SHORT TASK => Return the lines from the line containing "Rebuild this chart" through the line containing "ax = fig.add_axes([28" exactly. No other line should appear in the answer.

MATERIAL PROVIDED =>
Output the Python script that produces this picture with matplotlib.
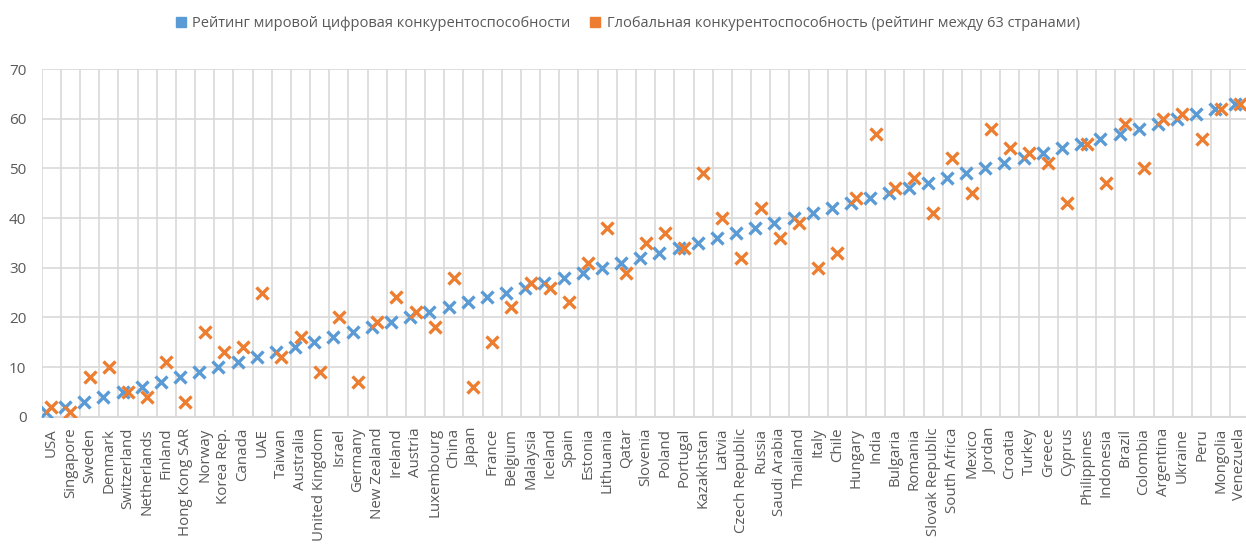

* * *

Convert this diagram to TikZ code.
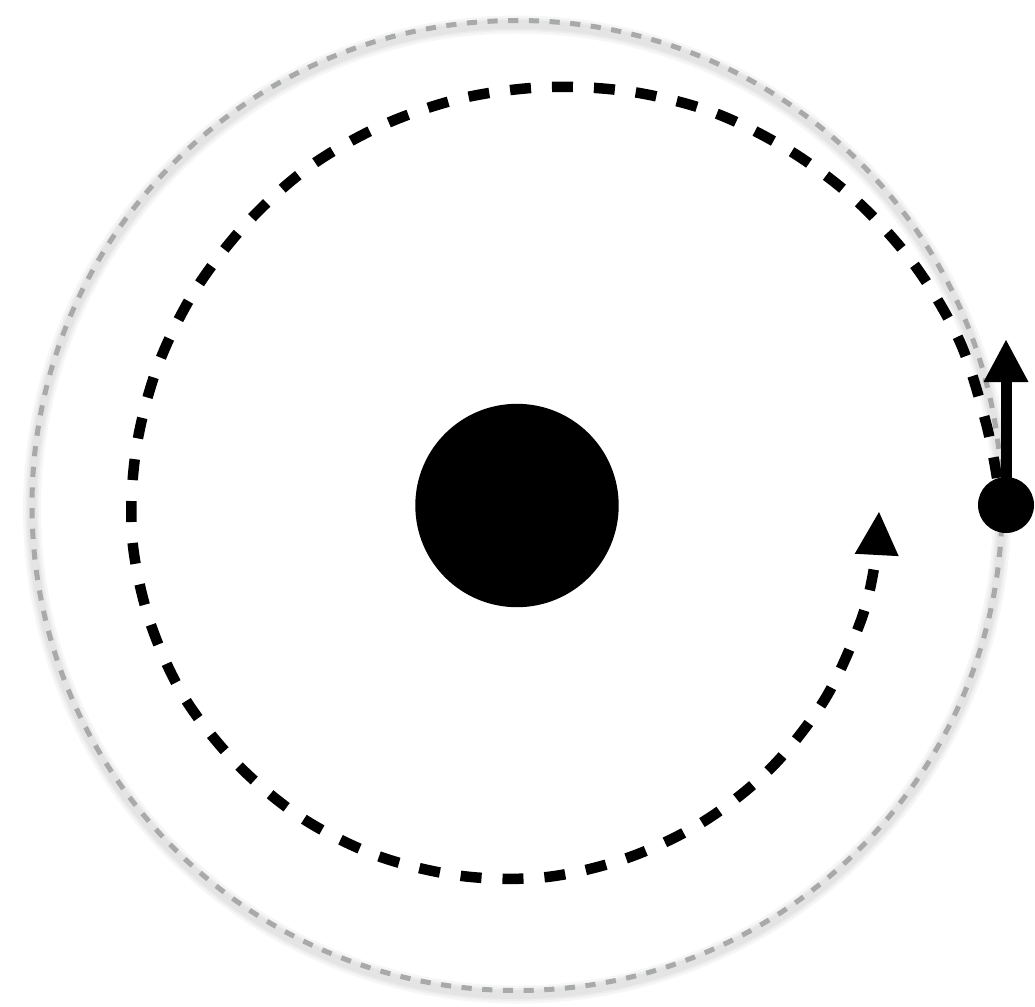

...

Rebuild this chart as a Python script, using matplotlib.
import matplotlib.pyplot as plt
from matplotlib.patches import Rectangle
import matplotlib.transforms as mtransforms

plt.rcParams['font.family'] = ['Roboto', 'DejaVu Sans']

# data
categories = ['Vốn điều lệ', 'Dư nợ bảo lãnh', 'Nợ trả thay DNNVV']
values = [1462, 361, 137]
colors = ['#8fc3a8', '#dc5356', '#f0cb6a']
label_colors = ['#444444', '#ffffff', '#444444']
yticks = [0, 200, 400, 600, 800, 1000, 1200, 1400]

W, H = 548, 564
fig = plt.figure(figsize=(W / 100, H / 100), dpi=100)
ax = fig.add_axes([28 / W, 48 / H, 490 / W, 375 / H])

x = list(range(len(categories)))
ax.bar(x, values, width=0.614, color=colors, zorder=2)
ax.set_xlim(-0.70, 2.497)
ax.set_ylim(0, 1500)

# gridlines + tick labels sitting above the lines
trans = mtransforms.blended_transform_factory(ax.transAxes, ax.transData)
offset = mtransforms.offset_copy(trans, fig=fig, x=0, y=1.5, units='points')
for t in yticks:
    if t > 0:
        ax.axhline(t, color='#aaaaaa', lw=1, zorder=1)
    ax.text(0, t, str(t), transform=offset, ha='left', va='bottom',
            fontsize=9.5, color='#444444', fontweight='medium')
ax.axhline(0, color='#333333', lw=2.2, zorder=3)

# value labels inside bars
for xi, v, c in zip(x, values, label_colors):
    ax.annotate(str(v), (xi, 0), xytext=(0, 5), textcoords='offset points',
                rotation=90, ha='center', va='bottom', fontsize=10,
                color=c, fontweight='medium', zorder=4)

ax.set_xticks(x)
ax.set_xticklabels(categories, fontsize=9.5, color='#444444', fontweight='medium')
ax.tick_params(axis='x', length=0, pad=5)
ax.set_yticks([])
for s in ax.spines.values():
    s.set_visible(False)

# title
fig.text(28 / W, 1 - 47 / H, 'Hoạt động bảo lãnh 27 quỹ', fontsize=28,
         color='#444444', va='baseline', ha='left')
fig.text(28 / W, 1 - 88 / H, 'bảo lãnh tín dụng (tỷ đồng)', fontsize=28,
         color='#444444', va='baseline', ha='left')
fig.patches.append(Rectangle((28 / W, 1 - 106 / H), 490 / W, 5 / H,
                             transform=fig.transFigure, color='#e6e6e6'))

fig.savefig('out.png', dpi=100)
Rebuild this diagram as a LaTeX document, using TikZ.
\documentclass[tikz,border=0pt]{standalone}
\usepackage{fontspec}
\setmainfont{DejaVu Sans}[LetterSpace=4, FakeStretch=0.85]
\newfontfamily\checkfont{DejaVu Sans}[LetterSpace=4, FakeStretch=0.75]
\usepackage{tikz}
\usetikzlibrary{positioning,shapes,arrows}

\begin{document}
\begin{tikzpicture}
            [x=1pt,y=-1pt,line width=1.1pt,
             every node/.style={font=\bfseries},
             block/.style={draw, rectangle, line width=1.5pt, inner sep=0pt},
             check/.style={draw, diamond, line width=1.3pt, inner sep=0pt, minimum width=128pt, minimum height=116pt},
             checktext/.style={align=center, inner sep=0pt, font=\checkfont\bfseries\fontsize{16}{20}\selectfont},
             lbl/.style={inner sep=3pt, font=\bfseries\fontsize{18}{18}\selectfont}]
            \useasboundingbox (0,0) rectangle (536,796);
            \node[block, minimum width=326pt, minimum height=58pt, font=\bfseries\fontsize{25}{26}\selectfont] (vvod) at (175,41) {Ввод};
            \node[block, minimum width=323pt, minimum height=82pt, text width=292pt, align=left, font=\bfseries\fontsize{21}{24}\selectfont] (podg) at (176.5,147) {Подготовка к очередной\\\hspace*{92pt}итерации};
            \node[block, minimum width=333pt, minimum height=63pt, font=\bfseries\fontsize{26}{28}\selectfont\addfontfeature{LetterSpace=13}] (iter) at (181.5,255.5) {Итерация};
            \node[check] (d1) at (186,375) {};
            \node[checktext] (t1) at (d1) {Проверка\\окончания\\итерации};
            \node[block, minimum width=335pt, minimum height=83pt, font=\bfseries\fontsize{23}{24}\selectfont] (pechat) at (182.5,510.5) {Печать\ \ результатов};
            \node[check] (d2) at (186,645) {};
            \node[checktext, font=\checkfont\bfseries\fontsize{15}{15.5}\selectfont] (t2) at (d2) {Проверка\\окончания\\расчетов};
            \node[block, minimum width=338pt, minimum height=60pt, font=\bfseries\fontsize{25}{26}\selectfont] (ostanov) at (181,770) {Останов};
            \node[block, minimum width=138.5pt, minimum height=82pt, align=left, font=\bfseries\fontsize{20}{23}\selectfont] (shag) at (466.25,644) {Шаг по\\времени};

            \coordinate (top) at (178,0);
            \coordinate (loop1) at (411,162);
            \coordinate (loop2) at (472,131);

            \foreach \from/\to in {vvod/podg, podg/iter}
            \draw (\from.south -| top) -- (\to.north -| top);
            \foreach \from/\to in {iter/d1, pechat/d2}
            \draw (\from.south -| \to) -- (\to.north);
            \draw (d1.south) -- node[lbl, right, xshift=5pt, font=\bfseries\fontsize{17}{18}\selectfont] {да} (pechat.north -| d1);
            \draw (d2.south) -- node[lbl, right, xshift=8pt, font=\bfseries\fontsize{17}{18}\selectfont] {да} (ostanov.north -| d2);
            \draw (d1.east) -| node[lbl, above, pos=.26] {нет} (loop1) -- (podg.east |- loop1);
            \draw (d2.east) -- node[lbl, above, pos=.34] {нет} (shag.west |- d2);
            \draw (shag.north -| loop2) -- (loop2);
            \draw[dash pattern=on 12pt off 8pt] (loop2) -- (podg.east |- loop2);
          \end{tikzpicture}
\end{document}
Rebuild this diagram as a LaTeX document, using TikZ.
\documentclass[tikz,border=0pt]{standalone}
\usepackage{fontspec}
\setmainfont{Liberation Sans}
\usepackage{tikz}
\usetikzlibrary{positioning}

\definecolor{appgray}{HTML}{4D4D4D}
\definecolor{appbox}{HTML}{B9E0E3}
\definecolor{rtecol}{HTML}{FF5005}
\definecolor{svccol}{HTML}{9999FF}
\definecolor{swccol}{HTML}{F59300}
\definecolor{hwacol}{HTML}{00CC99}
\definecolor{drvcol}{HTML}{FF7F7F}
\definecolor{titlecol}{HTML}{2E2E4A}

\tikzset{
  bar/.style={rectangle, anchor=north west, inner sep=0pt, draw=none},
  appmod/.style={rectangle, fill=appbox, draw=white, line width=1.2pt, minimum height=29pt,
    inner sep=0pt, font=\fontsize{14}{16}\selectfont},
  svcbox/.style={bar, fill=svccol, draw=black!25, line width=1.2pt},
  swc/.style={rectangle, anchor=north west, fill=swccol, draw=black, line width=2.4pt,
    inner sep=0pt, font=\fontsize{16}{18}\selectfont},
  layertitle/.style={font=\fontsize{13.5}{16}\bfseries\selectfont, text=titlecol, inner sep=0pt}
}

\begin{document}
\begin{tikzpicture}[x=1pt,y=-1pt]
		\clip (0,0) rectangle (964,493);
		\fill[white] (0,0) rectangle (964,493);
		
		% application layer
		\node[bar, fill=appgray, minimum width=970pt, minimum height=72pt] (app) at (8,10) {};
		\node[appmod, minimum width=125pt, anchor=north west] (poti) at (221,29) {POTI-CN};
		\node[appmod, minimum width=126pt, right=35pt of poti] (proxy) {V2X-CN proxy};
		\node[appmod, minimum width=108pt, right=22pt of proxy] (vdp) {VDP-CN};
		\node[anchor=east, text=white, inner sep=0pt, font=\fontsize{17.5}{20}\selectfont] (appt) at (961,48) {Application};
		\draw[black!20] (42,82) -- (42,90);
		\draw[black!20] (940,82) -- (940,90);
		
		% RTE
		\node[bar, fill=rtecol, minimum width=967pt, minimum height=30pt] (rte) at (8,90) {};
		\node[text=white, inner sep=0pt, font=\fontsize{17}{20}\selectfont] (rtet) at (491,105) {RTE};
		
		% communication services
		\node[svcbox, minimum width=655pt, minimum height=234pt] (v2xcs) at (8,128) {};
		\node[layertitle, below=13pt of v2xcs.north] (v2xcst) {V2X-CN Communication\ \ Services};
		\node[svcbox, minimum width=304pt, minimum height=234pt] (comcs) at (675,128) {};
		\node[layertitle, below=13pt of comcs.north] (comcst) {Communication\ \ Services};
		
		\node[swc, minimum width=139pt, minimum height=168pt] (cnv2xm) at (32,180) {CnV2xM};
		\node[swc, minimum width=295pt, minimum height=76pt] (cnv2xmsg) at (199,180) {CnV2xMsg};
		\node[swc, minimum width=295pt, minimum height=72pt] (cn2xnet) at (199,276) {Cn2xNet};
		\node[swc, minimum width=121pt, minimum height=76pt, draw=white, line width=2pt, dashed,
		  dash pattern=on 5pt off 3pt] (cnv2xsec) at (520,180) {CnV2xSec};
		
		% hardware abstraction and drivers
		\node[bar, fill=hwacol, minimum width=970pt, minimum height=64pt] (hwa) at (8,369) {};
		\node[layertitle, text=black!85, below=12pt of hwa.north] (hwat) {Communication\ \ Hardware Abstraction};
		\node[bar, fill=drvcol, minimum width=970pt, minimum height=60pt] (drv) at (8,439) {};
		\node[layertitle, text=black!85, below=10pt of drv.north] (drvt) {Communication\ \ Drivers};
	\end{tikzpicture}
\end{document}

WORKED SOLUTION =>
Rebuild this chart as a Python script, using matplotlib.
import matplotlib.pyplot as plt
from matplotlib.patches import Rectangle
import matplotlib.transforms as mtransforms

plt.rcParams['font.family'] = ['Roboto', 'DejaVu Sans']

# data
categories = ['Vốn điều lệ', 'Dư nợ bảo lãnh', 'Nợ trả thay DNNVV']
values = [1462, 361, 137]
colors = ['#8fc3a8', '#dc5356', '#f0cb6a']
label_colors = ['#444444', '#ffffff', '#444444']
yticks = [0, 200, 400, 600, 800, 1000, 1200, 1400]

W, H = 548, 564
fig = plt.figure(figsize=(W / 100, H / 100), dpi=100)
ax = fig.add_axes([28 / W, 48 / H, 490 / W, 375 / H])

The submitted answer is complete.